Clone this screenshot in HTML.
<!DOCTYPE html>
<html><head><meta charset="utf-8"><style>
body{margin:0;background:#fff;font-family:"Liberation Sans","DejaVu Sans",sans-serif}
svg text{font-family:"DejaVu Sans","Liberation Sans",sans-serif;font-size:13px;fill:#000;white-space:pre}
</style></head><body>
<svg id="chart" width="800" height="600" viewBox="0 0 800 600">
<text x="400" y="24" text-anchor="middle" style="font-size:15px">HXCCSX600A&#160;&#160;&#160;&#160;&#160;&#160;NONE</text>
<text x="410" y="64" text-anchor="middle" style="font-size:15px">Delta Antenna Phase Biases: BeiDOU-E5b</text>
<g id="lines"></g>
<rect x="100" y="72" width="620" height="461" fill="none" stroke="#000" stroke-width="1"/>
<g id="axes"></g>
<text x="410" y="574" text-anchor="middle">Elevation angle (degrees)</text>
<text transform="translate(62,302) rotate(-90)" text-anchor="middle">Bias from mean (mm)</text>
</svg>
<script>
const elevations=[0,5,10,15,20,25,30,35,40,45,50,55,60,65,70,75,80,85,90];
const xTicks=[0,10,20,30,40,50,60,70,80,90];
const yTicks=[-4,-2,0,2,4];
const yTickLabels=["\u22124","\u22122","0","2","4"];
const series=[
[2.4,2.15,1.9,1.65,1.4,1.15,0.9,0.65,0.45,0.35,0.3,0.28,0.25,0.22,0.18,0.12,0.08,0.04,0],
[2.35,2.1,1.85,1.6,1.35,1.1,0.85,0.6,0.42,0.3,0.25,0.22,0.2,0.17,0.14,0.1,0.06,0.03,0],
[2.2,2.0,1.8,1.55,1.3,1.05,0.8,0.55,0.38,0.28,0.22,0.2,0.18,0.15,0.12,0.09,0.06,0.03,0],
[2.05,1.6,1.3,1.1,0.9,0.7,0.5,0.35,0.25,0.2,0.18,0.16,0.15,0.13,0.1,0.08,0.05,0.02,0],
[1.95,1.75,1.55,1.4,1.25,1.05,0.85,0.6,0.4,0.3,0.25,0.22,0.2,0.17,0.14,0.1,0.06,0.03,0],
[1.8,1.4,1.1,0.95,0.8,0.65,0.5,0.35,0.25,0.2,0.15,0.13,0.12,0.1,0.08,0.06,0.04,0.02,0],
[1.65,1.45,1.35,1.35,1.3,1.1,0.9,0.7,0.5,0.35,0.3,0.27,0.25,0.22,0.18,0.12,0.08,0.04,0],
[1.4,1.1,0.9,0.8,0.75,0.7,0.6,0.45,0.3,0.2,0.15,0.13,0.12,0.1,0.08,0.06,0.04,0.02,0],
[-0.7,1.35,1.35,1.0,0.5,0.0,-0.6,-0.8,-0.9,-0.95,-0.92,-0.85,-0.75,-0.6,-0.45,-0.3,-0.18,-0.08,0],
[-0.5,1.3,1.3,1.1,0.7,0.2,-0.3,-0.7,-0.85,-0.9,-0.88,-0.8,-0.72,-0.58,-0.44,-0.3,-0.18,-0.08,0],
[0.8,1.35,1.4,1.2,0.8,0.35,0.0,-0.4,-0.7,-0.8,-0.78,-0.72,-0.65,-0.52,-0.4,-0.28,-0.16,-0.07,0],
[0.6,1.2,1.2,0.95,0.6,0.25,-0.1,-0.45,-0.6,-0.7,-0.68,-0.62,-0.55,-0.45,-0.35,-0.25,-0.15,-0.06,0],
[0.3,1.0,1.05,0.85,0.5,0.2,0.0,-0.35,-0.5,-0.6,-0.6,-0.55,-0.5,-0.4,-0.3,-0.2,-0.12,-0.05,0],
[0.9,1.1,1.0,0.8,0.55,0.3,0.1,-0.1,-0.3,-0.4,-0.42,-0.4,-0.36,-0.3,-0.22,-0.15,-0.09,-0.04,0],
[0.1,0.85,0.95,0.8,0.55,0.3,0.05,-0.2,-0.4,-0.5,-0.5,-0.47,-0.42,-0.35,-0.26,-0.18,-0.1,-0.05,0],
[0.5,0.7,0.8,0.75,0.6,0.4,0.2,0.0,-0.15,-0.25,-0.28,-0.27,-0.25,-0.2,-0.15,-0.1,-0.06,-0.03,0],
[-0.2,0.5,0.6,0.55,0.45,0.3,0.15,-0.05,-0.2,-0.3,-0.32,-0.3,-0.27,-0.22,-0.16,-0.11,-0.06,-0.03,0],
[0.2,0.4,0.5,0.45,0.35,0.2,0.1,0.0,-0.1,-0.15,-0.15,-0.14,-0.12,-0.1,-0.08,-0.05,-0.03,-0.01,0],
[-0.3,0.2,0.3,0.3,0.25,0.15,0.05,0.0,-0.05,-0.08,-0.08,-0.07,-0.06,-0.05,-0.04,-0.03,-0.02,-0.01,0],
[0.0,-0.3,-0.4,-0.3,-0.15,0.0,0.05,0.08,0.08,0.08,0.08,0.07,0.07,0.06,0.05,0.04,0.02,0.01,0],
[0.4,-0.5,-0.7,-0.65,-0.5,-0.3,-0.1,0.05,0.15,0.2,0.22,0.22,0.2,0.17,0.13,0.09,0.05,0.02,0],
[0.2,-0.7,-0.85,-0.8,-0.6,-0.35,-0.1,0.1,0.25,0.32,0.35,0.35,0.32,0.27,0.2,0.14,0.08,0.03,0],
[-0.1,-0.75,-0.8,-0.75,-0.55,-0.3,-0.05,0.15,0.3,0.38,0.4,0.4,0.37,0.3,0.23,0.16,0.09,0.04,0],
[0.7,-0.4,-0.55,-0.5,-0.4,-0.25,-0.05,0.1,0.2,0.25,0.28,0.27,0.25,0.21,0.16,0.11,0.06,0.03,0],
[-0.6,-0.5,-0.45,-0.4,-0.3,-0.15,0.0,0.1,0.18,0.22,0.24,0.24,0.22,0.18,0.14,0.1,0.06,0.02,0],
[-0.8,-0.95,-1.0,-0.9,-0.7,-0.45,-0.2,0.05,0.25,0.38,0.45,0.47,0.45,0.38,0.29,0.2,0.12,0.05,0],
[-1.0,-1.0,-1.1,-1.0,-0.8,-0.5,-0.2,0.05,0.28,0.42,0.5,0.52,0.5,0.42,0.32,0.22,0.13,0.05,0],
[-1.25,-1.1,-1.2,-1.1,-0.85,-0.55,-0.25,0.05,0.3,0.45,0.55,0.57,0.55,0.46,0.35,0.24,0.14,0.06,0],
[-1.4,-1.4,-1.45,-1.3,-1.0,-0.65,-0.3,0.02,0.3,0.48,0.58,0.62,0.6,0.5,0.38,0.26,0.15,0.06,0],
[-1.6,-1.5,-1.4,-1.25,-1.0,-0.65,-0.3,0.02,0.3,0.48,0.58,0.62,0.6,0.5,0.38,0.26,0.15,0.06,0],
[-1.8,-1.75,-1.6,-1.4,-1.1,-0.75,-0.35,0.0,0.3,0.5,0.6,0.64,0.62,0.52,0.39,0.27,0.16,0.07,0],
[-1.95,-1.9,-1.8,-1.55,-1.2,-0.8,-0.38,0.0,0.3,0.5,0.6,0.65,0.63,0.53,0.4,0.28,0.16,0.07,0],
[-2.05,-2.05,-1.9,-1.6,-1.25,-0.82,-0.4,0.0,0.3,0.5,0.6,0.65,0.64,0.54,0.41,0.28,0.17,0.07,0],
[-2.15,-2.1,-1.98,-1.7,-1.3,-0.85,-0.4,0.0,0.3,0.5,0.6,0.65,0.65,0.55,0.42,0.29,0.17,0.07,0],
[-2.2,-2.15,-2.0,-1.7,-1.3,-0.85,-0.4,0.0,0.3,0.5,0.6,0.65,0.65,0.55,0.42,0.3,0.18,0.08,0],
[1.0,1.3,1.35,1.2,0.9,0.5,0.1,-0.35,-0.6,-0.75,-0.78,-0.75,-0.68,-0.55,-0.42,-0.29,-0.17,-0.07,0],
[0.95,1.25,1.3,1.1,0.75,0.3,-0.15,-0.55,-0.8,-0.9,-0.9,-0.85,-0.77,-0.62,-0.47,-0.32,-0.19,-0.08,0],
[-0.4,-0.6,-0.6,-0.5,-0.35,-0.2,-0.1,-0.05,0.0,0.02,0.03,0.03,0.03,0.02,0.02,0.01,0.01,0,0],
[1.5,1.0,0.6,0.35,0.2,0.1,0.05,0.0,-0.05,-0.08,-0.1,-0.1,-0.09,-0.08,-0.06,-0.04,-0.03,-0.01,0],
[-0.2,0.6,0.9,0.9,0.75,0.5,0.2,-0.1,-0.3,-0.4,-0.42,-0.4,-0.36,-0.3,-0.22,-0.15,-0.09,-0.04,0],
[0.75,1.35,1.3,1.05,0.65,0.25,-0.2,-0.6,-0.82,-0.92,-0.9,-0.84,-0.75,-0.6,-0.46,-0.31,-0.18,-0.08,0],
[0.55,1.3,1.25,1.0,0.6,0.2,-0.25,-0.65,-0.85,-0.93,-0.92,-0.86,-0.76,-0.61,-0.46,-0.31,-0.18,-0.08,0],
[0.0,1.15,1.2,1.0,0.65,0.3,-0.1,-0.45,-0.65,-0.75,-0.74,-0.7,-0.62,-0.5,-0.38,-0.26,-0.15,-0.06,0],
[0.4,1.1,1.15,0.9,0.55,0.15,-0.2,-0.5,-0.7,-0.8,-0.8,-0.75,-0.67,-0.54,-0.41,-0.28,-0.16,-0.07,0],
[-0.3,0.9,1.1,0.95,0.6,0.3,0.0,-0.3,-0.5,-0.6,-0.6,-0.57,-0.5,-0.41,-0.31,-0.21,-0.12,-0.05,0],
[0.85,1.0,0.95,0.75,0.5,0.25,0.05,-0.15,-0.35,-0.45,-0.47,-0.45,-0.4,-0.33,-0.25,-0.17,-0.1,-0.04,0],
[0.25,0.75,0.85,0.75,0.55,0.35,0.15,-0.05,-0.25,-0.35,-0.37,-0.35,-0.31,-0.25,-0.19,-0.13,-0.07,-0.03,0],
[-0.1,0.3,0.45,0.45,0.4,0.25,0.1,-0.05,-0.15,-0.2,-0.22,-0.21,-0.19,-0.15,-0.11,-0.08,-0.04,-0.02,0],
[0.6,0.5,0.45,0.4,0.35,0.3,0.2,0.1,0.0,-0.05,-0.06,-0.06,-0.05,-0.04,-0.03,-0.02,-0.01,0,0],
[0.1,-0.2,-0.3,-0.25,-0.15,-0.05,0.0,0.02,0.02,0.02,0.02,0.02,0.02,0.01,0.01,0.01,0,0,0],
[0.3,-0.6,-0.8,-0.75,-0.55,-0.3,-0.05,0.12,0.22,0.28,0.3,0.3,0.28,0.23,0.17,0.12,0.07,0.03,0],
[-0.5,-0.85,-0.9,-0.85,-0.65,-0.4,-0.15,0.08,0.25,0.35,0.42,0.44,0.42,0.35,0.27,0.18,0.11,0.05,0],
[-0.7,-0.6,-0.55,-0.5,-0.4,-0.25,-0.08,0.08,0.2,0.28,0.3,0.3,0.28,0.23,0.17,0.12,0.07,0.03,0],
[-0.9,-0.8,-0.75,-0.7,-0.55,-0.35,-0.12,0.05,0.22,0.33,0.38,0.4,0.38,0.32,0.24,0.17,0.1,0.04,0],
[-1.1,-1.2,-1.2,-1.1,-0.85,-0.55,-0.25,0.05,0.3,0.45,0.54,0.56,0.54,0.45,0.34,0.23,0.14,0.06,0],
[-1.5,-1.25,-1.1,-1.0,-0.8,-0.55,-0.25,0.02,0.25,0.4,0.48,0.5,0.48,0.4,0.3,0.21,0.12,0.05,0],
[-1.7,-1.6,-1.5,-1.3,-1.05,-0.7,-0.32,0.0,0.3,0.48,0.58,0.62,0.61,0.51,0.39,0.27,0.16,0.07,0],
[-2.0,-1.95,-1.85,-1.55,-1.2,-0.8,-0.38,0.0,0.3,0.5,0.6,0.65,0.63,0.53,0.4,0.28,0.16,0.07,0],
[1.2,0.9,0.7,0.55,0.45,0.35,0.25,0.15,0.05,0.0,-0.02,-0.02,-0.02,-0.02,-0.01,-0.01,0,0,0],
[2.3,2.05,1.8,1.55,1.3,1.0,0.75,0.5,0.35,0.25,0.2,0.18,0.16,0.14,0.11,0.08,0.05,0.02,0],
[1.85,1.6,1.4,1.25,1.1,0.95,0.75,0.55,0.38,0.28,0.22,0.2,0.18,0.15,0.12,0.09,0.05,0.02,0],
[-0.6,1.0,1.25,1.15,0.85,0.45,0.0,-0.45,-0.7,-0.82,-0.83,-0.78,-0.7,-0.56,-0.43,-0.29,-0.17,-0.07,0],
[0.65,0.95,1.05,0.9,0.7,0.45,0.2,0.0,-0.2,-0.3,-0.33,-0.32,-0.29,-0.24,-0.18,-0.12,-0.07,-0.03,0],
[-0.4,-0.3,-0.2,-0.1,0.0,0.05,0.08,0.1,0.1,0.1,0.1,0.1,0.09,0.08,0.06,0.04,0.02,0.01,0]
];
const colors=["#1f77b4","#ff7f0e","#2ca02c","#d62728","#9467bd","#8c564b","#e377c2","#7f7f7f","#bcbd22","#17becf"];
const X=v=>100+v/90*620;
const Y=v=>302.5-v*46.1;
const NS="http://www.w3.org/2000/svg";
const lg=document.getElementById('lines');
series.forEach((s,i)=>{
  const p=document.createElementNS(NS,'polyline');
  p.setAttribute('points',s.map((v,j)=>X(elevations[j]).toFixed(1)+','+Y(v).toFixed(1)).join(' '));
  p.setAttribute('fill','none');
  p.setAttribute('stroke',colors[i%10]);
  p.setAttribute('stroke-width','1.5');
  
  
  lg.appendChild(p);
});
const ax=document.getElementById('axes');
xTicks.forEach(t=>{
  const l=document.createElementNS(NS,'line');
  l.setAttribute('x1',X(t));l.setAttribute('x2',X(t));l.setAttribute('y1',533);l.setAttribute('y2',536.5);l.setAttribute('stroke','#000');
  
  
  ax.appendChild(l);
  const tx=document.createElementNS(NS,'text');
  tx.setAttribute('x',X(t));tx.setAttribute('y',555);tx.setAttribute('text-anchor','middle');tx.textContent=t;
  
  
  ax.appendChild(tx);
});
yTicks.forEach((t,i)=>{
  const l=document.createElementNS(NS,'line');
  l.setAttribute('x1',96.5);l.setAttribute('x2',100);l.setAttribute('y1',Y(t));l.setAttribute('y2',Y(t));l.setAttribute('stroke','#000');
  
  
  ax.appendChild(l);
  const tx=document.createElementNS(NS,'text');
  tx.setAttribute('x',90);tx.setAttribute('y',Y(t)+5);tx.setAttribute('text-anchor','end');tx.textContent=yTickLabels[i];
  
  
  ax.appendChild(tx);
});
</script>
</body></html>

==

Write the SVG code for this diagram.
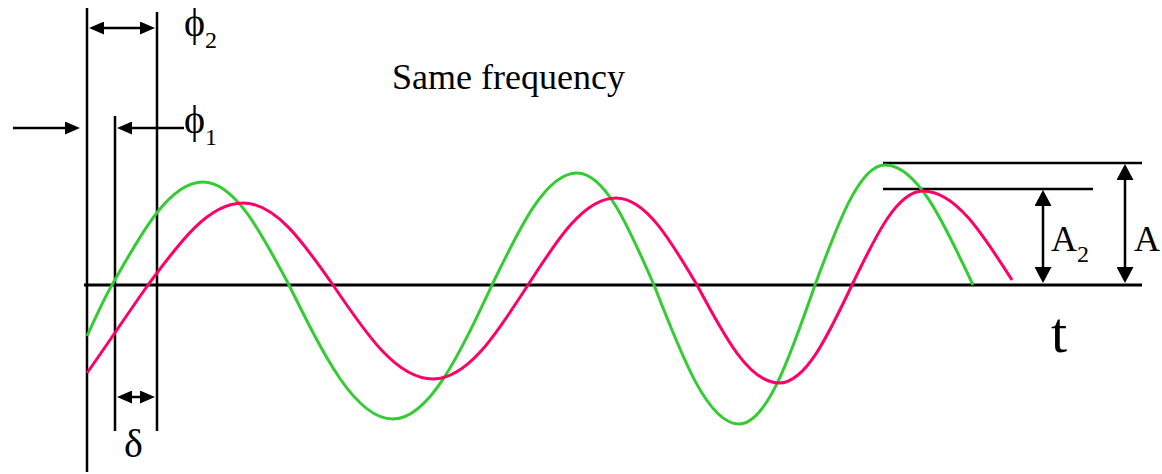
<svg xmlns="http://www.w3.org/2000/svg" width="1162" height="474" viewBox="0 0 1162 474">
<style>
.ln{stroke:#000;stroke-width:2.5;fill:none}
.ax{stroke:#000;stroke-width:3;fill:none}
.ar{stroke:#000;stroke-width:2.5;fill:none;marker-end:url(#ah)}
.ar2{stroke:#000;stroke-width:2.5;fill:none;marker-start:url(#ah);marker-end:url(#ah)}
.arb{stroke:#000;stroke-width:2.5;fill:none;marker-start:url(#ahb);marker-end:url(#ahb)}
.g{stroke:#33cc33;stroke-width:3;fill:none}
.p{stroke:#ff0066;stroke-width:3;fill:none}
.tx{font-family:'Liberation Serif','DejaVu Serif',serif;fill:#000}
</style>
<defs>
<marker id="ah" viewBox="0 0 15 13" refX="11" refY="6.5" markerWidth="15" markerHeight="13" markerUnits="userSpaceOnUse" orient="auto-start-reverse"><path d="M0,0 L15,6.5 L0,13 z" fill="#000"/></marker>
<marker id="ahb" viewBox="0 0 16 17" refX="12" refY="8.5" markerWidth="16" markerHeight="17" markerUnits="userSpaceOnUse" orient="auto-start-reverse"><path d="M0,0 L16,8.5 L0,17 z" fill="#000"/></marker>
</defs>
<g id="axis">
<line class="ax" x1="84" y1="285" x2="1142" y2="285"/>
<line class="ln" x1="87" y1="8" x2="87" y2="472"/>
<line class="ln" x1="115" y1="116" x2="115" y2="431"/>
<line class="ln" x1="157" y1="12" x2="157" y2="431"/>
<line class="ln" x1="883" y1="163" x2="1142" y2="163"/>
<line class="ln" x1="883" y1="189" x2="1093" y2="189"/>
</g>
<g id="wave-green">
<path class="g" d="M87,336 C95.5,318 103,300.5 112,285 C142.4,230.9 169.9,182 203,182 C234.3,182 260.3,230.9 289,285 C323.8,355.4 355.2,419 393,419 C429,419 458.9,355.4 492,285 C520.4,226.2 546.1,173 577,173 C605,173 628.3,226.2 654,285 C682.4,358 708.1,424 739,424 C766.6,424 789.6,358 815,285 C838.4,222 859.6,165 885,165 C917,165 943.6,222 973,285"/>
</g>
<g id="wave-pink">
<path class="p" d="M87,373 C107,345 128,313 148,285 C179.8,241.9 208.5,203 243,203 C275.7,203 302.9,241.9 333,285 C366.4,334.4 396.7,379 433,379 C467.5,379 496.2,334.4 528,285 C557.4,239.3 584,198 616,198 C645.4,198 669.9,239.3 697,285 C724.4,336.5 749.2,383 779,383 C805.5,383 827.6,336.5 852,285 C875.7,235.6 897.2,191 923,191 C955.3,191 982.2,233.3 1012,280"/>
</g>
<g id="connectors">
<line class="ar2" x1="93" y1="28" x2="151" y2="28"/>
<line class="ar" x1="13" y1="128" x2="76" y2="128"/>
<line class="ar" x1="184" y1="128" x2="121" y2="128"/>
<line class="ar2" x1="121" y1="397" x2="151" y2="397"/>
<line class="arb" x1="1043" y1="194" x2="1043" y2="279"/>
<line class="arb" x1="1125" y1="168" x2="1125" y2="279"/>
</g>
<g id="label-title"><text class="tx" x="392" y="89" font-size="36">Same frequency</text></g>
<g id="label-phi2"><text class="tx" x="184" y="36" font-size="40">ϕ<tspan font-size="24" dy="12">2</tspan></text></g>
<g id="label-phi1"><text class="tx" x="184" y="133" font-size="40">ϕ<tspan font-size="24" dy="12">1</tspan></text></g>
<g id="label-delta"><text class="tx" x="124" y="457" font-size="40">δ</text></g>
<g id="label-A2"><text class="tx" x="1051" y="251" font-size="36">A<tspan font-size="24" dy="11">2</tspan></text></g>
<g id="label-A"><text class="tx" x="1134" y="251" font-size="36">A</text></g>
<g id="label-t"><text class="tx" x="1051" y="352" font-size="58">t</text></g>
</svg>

==

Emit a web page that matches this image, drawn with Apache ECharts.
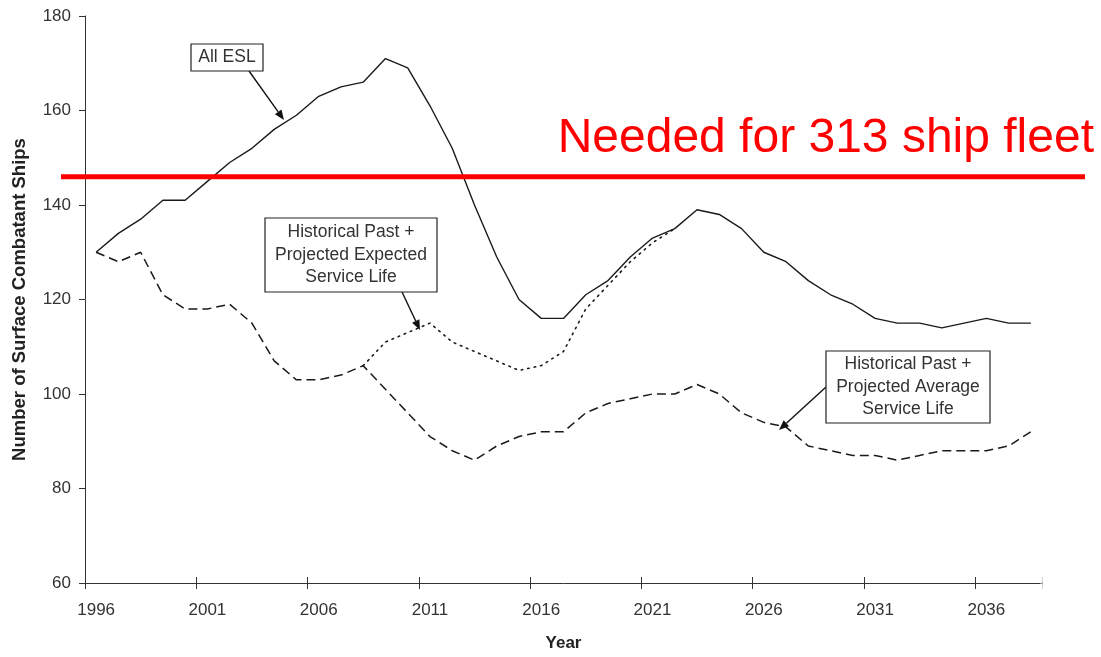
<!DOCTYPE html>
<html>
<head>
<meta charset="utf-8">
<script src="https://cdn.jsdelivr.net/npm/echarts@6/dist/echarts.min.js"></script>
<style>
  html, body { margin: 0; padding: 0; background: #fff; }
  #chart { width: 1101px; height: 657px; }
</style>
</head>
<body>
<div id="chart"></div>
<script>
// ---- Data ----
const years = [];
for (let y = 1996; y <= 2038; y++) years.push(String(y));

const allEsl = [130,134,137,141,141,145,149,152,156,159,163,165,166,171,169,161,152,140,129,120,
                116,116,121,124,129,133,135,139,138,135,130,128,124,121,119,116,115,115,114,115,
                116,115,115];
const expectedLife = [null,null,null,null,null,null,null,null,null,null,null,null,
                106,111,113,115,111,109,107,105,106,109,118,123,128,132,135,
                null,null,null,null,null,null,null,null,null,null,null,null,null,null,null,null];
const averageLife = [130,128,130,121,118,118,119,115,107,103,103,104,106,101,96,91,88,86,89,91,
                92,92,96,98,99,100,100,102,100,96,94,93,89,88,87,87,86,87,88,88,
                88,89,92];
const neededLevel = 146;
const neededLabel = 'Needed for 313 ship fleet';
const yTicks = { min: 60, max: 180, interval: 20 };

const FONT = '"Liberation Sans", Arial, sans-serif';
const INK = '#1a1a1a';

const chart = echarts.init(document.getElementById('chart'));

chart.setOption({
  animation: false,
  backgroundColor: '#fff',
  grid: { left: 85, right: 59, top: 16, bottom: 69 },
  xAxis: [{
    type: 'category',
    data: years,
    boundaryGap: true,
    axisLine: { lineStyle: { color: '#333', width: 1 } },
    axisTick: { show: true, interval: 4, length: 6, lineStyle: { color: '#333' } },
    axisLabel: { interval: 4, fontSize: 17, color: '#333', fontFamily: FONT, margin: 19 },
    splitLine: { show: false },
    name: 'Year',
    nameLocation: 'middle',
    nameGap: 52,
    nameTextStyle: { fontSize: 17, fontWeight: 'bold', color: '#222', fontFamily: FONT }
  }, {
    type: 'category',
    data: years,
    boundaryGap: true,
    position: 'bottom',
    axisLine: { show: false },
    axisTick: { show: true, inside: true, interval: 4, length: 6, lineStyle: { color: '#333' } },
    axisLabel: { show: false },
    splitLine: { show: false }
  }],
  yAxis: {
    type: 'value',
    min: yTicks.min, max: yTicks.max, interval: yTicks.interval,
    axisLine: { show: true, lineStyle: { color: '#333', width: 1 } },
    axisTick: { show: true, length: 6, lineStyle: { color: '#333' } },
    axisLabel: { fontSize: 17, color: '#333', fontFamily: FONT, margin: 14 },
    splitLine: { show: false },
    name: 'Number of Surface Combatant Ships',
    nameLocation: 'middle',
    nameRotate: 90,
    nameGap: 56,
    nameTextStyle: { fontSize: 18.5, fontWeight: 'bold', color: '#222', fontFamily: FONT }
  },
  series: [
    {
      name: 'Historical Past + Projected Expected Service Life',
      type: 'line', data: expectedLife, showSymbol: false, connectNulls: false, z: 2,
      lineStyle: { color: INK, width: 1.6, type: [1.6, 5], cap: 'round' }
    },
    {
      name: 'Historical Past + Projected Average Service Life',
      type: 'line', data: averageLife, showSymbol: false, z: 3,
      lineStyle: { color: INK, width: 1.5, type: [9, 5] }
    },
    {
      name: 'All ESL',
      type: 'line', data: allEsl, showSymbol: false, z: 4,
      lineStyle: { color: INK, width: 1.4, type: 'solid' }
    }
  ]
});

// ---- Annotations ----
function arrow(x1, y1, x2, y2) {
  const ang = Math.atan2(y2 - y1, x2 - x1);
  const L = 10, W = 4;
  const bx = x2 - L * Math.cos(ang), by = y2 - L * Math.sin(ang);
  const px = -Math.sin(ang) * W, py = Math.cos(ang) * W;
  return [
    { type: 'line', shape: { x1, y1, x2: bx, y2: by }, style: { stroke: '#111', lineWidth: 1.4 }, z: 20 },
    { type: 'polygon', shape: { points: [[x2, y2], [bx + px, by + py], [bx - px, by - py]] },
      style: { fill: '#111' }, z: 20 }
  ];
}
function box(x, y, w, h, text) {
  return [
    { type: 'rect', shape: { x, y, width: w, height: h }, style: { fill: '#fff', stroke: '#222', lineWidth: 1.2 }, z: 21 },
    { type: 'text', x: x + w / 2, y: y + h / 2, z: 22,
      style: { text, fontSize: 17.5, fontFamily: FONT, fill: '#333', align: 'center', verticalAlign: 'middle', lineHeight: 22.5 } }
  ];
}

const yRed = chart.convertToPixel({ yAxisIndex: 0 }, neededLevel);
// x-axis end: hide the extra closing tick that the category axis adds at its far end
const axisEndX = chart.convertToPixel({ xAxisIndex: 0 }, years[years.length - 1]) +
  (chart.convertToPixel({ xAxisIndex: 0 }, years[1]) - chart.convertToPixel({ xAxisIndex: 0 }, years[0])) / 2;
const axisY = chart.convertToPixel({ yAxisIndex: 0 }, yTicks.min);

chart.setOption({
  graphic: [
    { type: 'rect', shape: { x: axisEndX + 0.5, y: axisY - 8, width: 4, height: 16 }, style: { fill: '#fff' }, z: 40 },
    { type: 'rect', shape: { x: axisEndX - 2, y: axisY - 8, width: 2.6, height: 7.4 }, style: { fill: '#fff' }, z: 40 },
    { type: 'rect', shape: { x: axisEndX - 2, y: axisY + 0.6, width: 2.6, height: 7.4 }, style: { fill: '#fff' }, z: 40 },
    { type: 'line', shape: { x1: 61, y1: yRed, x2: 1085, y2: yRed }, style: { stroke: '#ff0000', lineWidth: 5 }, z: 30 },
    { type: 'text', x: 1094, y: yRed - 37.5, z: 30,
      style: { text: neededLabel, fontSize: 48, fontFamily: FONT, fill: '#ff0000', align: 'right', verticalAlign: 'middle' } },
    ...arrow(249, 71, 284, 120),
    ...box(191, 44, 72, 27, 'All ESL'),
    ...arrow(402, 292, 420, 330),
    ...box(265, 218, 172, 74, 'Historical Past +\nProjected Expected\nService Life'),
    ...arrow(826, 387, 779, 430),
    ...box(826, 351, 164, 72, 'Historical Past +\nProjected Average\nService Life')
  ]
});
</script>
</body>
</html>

> _Work required_:
Keep the images out of the copy. Repeat word for word only the lines from the one containing "Emit a web page" through the one containing "const INK = '#1a1a1a';", both ends included.

> _Final result_:
Emit a web page that matches this image, drawn with Apache ECharts.
<!DOCTYPE html>
<html>
<head>
<meta charset="utf-8">
<script src="https://cdn.jsdelivr.net/npm/echarts@6/dist/echarts.min.js"></script>
<style>
  html, body { margin: 0; padding: 0; background: #fff; }
  #chart { width: 1101px; height: 657px; }
</style>
</head>
<body>
<div id="chart"></div>
<script>
// ---- Data ----
const years = [];
for (let y = 1996; y <= 2038; y++) years.push(String(y));

const allEsl = [130,134,137,141,141,145,149,152,156,159,163,165,166,171,169,161,152,140,129,120,
                116,116,121,124,129,133,135,139,138,135,130,128,124,121,119,116,115,115,114,115,
                116,115,115];
const expectedLife = [null,null,null,null,null,null,null,null,null,null,null,null,
                106,111,113,115,111,109,107,105,106,109,118,123,128,132,135,
                null,null,null,null,null,null,null,null,null,null,null,null,null,null,null,null];
const averageLife = [130,128,130,121,118,118,119,115,107,103,103,104,106,101,96,91,88,86,89,91,
                92,92,96,98,99,100,100,102,100,96,94,93,89,88,87,87,86,87,88,88,
                88,89,92];
const neededLevel = 146;
const neededLabel = 'Needed for 313 ship fleet';
const yTicks = { min: 60, max: 180, interval: 20 };

const FONT = '"Liberation Sans", Arial, sans-serif';
const INK = '#1a1a1a';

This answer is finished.